Anxiety is a stupidly funny thing. One minute you’re fine, the next even the smallest of tasks – like washing the dishes – becomes an insurmountable task that inspires tears, dread, shaky hands, and a desire to crawl into a hole and never come out.
I’ve noticed that, at least for me, my anxiety seems to come and go in cycles. I will be fine for months. No panic attacks, sometimes mild general anxiety, but for the most part I spend my days as a normal, functioning human. Then life slowly starts creeping up on me. First it’ll be something small – a phone call gets rescheduled. Then it will be something a little bigger; perhaps a project got delayed or a client website went out unexpectedly and I had to work all night to get everything back up to snuff. Then, usually, something interferes with my ability to do my job – a personal issue taking too much time, a tech problem, work I wasn’t planning on doing getting dropped in my lap. And before I know it, I’m behind schedule.
At which point my brain literally stops working. The best way I can describe it is that my head feels fuzzy.

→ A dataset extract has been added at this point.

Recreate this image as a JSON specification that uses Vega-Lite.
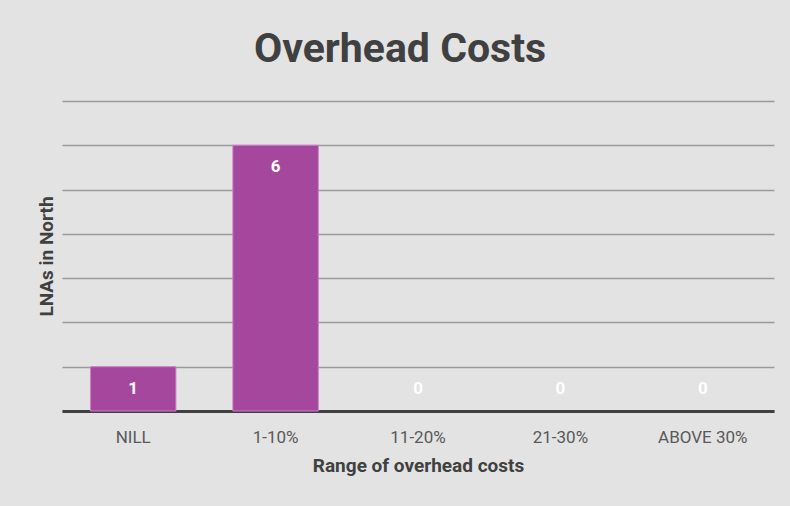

Like static on an old television. My ability to focus on any one thing just disappears, and I feel like I’m drowning in whatever life is throwing at me – work projects, personal issues, bills, house cleaning. Literally every tiny detail becomes a Behemoth, a giant, terrifying, stress-inducing task that I don’t have the oomph to conquer.
Fuzzy head lasts anywhere from a few minutes to days. After which, I just feel fragile. Hollow. Like an eggshell. I don’t usually feel much during this stage. Physically, emotionally, I’m kind of half-dead. Going through the motions but not really “there”.

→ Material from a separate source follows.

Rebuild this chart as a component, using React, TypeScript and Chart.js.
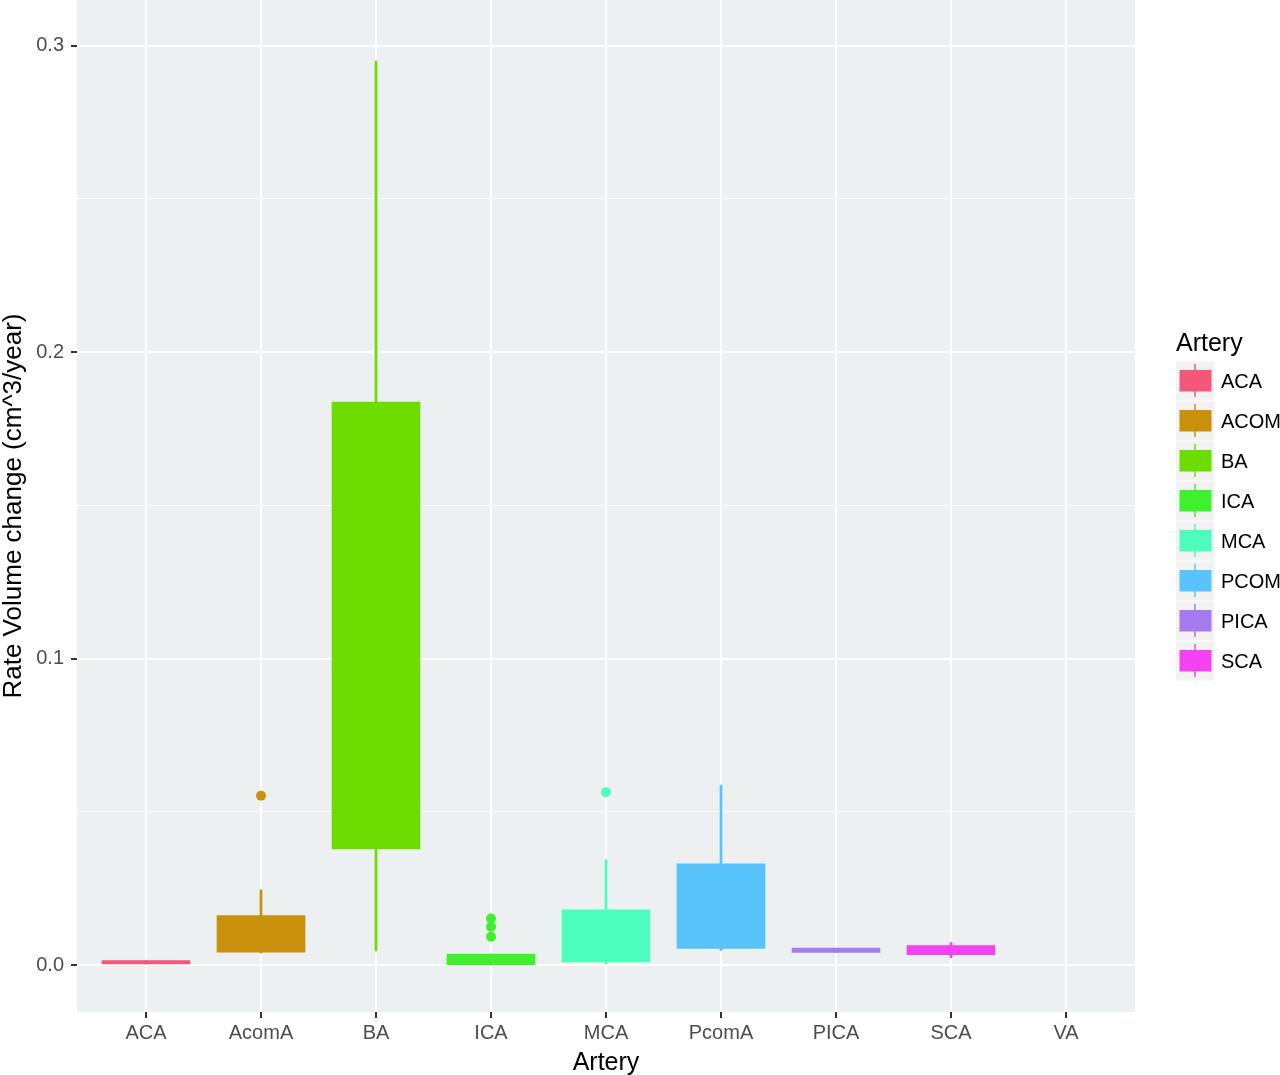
import React, { useEffect, useRef } from 'react';
import { Chart, registerables } from 'chart.js';

Chart.register(...registerables);

// ---- data ----
const categories = ['ACA', 'AcomA', 'BA', 'ICA', 'MCA', 'PcomA', 'PICA', 'SCA', 'VA'];
const arteryColors = ['#F5577A', '#C9900B', '#6FDC00', '#3FF02C', '#4DFDBD', '#59C3FB', '#A47BEF', '#F343F1', '#FF61C3'];
const whiskerLow = [0.0, 0.0039, 0.0046, 0.0001, 0.0003, 0.0047, 0.0041, 0.0024, null];
const lowerQuartile = [0.0, 0.0042, 0.0379, 0.0001, 0.001, 0.0054, 0.0041, 0.0034, null];
const upperQuartile = [0.0014, 0.0161, 0.1837, 0.0036, 0.018, 0.033, 0.0055, 0.0063, null];
const whiskerHigh = [0.0014, 0.0245, 0.295, 0.0036, 0.0343, 0.0587, 0.0055, 0.0073, null];
const outlierArtery = ['AcomA', 'ICA', 'ICA', 'ICA', 'MCA'];
const outlierValue = [0.0552, 0.0152, 0.0125, 0.0092, 0.0564];
const legendLabels = ['ACA', 'ACOM', 'BA', 'ICA', 'MCA', 'PCOM', 'PICA', 'SCA'];
const yTicks = [0, 0.05, 0.1, 0.15, 0.2, 0.25, 0.3];
const yMajorTicks = [0, 0.1, 0.2, 0.3];

const FONT = '"Liberation Sans", Arial, Helvetica, sans-serif';
const PANEL_BG = '#ECF0F0';

const isMajor = (v: number) => yMajorTicks.some((m) => Math.abs(m - v) < 1e-9);

const panelPlugin = {
  id: 'panelBg',
  beforeDraw(chart: any) {
    const { ctx, chartArea } = chart;
    ctx.save();
    ctx.fillStyle = PANEL_BG;
    ctx.fillRect(chartArea.left, chartArea.top, chartArea.right - chartArea.left, chartArea.bottom - chartArea.top);
    ctx.restore();
  },
};

const legendPlugin = {
  id: 'ggLegend',
  afterDraw(chart: any) {
    const ctx = chart.ctx;
    const x0 = chart.chartArea.right + 41;
    ctx.save();
    ctx.fillStyle = '#000000';
    ctx.font = `25px ${FONT}`;
    ctx.textBaseline = 'alphabetic';
    ctx.textAlign = 'left';
    ctx.fillText('Artery', x0, 351);
    legendLabels.forEach((lab, i) => {
      const col = arteryColors[i];
      const cy = 381 + 40 * i;
      ctx.fillStyle = '#F2F2F2';
      ctx.fillRect(x0, cy - 19.5, 38, 39);
      ctx.strokeStyle = col;
      ctx.lineWidth = 1.5;
      ctx.beginPath();
      ctx.moveTo(x0 + 19, cy - 17);
      ctx.lineTo(x0 + 19, cy + 16);
      ctx.stroke();
      ctx.fillStyle = col;
      ctx.fillRect(x0 + 3.5, cy - 11, 32, 21.5);
      ctx.fillStyle = '#000000';
      ctx.font = `20px ${FONT}`;
      ctx.textBaseline = 'middle';
      ctx.fillText(lab, x0 + 45, cy + 1);
    });
    ctx.restore();
  },
};

export default function App() {
  const canvasRef = useRef<HTMLCanvasElement | null>(null);

  useEffect(() => {
    if (!canvasRef.current) return;
    const idx = categories.map((_, i) => i).filter((i) => lowerQuartile[i] !== null);

    const chart = new Chart(canvasRef.current, {
      type: 'bar',
      data: {
        datasets: [
          {
            type: 'scatter',
            label: 'outliers',
            data: outlierArtery.map((a, k) => ({ x: categories.indexOf(a) + 1, y: outlierValue[k] })),
            backgroundColor: outlierArtery.map((a) => arteryColors[categories.indexOf(a)]),
            borderWidth: 0,
            pointRadius: 5,
            order: 0,
          } as any,
          {
            type: 'bar',
            label: 'box',
            data: idx.map((i) => ({ x: i + 1, y: [lowerQuartile[i], upperQuartile[i]] })),
            backgroundColor: idx.map((i) => arteryColors[i]),
            borderWidth: 0,
            barThickness: 88,
            grouped: false,
            order: 1,
          } as any,
          {
            type: 'bar',
            label: 'whisker',
            data: idx.map((i) => ({ x: i + 1, y: [whiskerLow[i], whiskerHigh[i]] })),
            backgroundColor: idx.map((i) => arteryColors[i]),
            borderWidth: 0,
            barThickness: 2,
            grouped: false,
            order: 2,
          } as any,
        ],
      },
      options: {
        responsive: false,
        animation: false,
        events: [],
        layout: { autoPadding: false, padding: { left: 0, right: 145, top: 0, bottom: 0 } },
        plugins: {
          legend: { display: false },
          tooltip: { enabled: false },
        },
        scales: {
          x: {
            type: 'linear',
            min: 0.4,
            max: 9.6,
            offset: false,
            afterBuildTicks: (scale: any) => {
              scale.ticks = categories.map((_, i) => ({ value: i + 1 }));
            },
            afterFit: (scale: any) => {
              scale.height = 63;
              scale.paddingLeft = 0;
              scale.paddingRight = 0;
            },
            ticks: {
              callback: (v: any) => categories[Math.round(Number(v)) - 1] ?? '',
              color: '#4D4D4D',
              font: { family: FONT, size: 20 },
              padding: 3,
              maxRotation: 0,
              autoSkip: false,
            },
            grid: {
              offset: false,
              color: '#FFFFFF',
              lineWidth: 2,
              tickColor: '#333333',
              tickLength: 6,
              tickWidth: 2,
            },
            border: { display: false },
            title: {
              display: true,
              text: 'Artery',
              color: '#000000',
              font: { family: FONT, size: 25, lineHeight: 1.2 },
              padding: { top: 0, bottom: -3 },
            },
          },
          y: {
            type: 'linear',
            min: -0.01534,
            max: 0.3149,
            offset: false,
            afterBuildTicks: (scale: any) => {
              scale.ticks = yTicks.map((v) => ({ value: v }));
            },
            afterFit: (scale: any) => {
              scale.width = 77;
              scale.paddingTop = 0;
              scale.paddingBottom = 0;
            },
            ticks: {
              callback: (v: any) => (isMajor(Number(v)) ? Number(v).toFixed(1) : ''),
              color: '#4D4D4D',
              font: { family: FONT, size: 20 },
              padding: 7,
            },
            grid: {
              color: '#FFFFFF',
              lineWidth: (c: any) => (c.tick && isMajor(c.tick.value) ? 2 : 1),
              tickColor: (c: any) => (c.tick && isMajor(c.tick.value) ? '#333333' : 'rgba(0,0,0,0)'),
              tickLength: 6,
              tickWidth: 2,
            },
            border: { display: false },
            title: {
              display: true,
              text: 'Rate Volume change (cm^3/year)',
              color: '#000000',
              font: { family: FONT, size: 26, lineHeight: 1 },
              padding: { top: 1, bottom: 0 },
            },
          },
        },
      } as any,
      plugins: [panelPlugin, legendPlugin],
    });

    return () => chart.destroy();
  }, []);

  return (
    <div style={{ position: 'absolute', left: 0, top: 0, width: 1280, height: 1075, background: '#FFFFFF' }}>
      <canvas ref={canvasRef} width={1280} height={1075} />
    </div>
  );
}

Then I get angry. I’ll spend days, or weeks, mad at the world and everyone in it. How dare they ask this of me? How dare they put me in this situation? My shell hardens and grows spikes. On the outside, I’m a not-so-tiny ball of rage, but on the inside I’m still very much soft, upset, and squishy.
Like a bug.
I wish I knew how I emerge from the bug stage, metamorphosing into a functioning person again. It just kind of happens – slowly my spikes recede, I harden up throughout, and get back to life. Until the next cycle starts.

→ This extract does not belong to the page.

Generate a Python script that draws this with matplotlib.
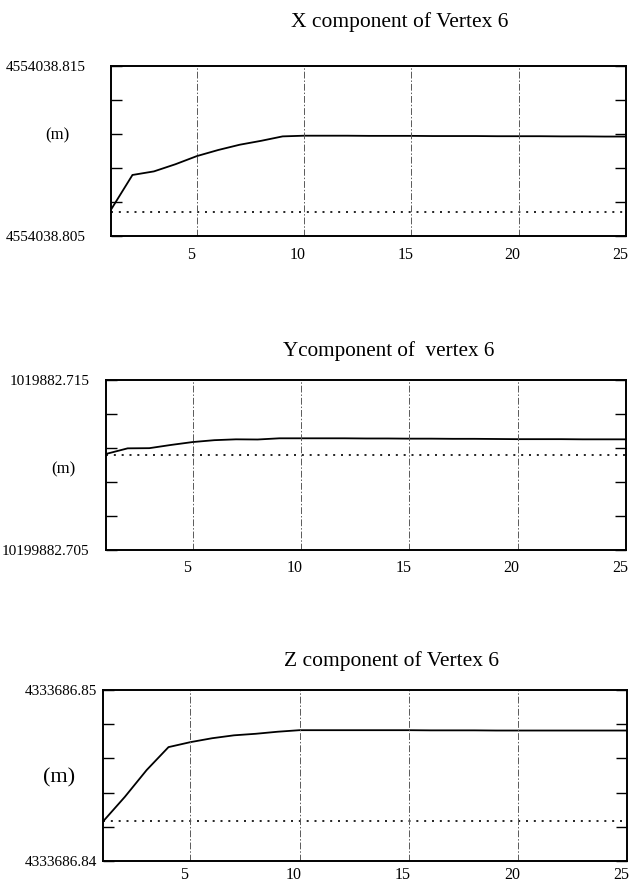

I guess I’m sharing this in the hopes that someone can relate. I mean, I know it’s literally all in my head, but that doesn’t make it go away. When I’m in functioning human mode, I can usually talk myself out of panic attacks, calm myself down.
When I’m not – like right now – I just don’t have the wherewithal to even try and fight with myself.
So instead of fighting with me, I’m going to put my head down, power through the day, get shit done, and hopefully by the end of the day I won’t be considering running away to live in the woods.